OF the calamities to which human life is exposed, a few only are to be accounted real evils: the rest are imaginary and fantastical. Want of health is real wo; but what proportion do the hours of pain and sickness bear to the years of ease and comfort and joy? Want of bread is real distress, but it is very seldom the work of nature, and therefore ought not, in justice, to be introduced into the list of the unavoidable ills which flesh is heir to. The loss of friends is a sore evil, but even wounds from this sharp-pointed weapon are closed at length, by the gentle hand of time, and the tender consolations of religion.

Whence then the unceasing, the universal murmurings of discontent, of desire, of impatience? Men fix their standard of felicity too high; and all they have attained goes for nothing, because one darling object is still out of reach; or they groan and sigh under the weight of some petty disaster, which scarce deserves the name; while ten thousand substantial blessings are daily falling on their heads unnoticed, unacknowledged, unenjoyed. Compare, O man, thy possessions with thy privations, compare thy comforts with thy deserts, compare thy condition with thy neighbour's, consider how far, how very far thy state is on this side worst, and learn to give God thanks. Repine not that some wants are unsupplied, that some griefs are endured, that some designs have been frustrated, while so many unmerited good things are left, while hope remains, while there is recource to Heaven. Behold these two forlorn wanderers, widowed, friendless, destitute, and cease from thy complaints, and stretch out thy hand to succour the miserable.
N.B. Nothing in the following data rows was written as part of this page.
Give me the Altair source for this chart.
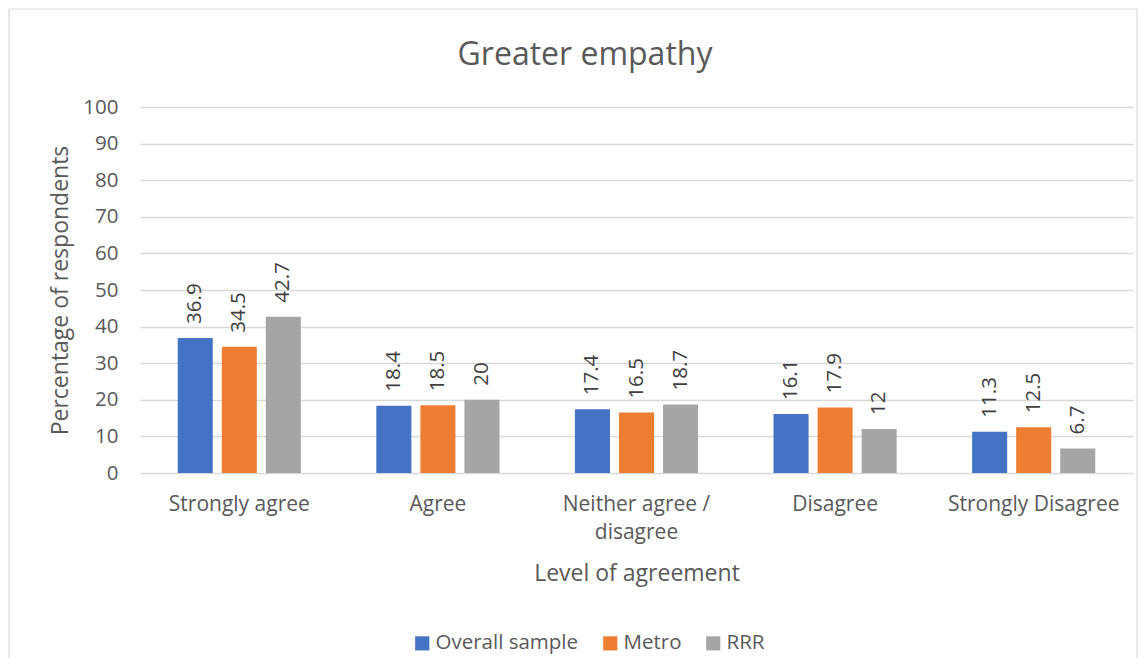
import altair as alt
import pandas as pd

categories = ["Strongly agree", "Agree", "Neither agree / disagree", "Disagree", "Strongly Disagree"]
series = ["Overall sample", "Metro", "RRR"]
overall = [36.9, 18.4, 17.4, 16.1, 11.3]
metro = [34.5, 18.5, 16.5, 17.9, 12.5]
rrr = [42.7, 20, 18.7, 12, 6.7]
colors = ["#4472C4", "#ED7D31", "#A5A5A5"]
chart_title = "Greater empathy"

rows = []
for s, vals in zip(series, [overall, metro, rrr]):
    for c, v in zip(categories, vals):
        rows.append({"cat": c, "series": s, "value": v, "label": f"{v:g}"})
df = pd.DataFrame(rows)

FONT = "Open Sans"
TXT = "#595959"

x = alt.X("cat:N", sort=categories,
          scale=alt.Scale(paddingInner=0.38, paddingOuter=0.19),
          axis=alt.Axis(title="Level of agreement", labelAngle=0, labelFontSize=21,
                        titleFontSize=23, labelPadding=20, titlePadding=20,
                        labelLineHeight=28,
                        labelExpr="datum.label == 'Neither agree / disagree' ? ['Neither agree /', 'disagree'] : datum.label",
                        ticks=False, domain=False, labelColor=TXT, titleColor=TXT,
                        titleFontWeight="normal", labelFont=FONT, titleFont=FONT))
xo = alt.XOffset("series:N", sort=series, scale=alt.Scale(paddingInner=0.2045, paddingOuter=0))
y = alt.Y("value:Q", scale=alt.Scale(domain=[0, 100]),
          axis=alt.Axis(title="Percentage of respondents", values=list(range(0, 101, 10)),
                        labelFontSize=20.5, titleFontSize=23, labelPadding=22, titlePadding=10,
                        ticks=False, domain=False, gridColor="#d9d9d9", gridWidth=1.3,
                        labelColor=TXT, titleColor=TXT, titleFontWeight="normal",
                        labelFont=FONT, titleFont=FONT))
color = alt.Color("series:N", sort=series, scale=alt.Scale(domain=series, range=colors),
                  legend=alt.Legend(title=None, orient="none", direction="horizontal",
                                    legendX=272, legendY=526, symbolType="square",
                                    symbolSize=200, symbolStrokeWidth=0, labelFontSize=20.5,
                                    labelColor=TXT, labelFont=FONT, columnPadding=21,
                                    labelOffset=3, symbolOpacity=1))

base = alt.Chart(df)
bars = base.mark_bar(opacity=1).encode(x=x, xOffset=xo, y=y, color=color)
labels = base.mark_text(angle=270, align="left", baseline="middle", dx=14,
                        fontSize=20.5, color="#404040", font=FONT).encode(
    x=x, xOffset=xo, y=y, text="label:N")

border = alt.Chart(pd.DataFrame({"a": [0]})).mark_rect(
    fill=None, stroke="#d9d9d9", strokeWidth=1.2, clip=False).encode(
    x=alt.value(-131), x2=alt.value(997), y=alt.value(-98), y2=alt.value(556))

title = alt.Chart(pd.DataFrame({"t": [chart_title]})).mark_text(
    fontSize=32, font=FONT, color=TXT, align="center", baseline="middle").encode(
    x=alt.value(445), y=alt.value(-52), text="t:N")

chart = alt.layer(border, bars, labels, title).properties(
    width=993, height=366,
    padding={"left": 132, "top": 99, "right": 6, "bottom": 185},
    autosize=alt.AutoSizeParams(type="none"),
).configure_view(stroke=None)

chart.save("out.html", embed_options={"renderer": "svg", "actions": False})
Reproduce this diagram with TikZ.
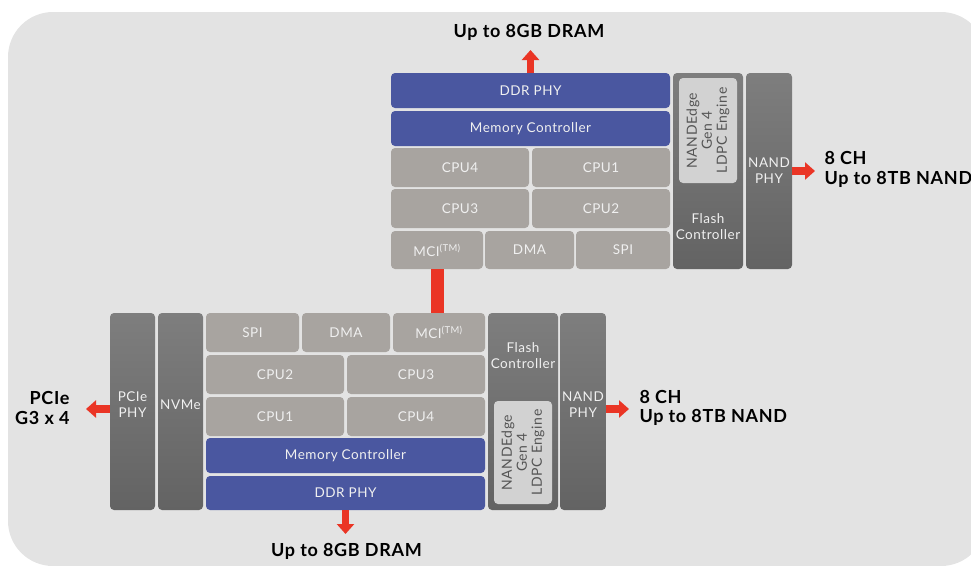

In the glorious strife of affection, Ruth has nobly prevailed. Impelled by the fond recollection of endearments past, and now no more-prompted by filial duty and tenderness to the mother of her choice, attracted, animated, upheld by the powers and prospects of religion, she composedly yields up her worldly all, takes up her cross, and bears it patiently along from Moab to Beth-lehem-Judah. The history is silent on the subject of their journey. It is easy to conceive the anxieties, the terrors, the fatigues, the sufferings of female travellers, on a route of at least a hundred and twenty miles across the Arnon, across the Jordan, over mountains, through solitudes, without a protector, without a guide, without money. But that God who is the friend of the destitute, and the refuge of the miserable, that God who was preparing for them infinitely more than they could ask, wish or think, guides and guards them by the way, and brings them at length to their desired resting place.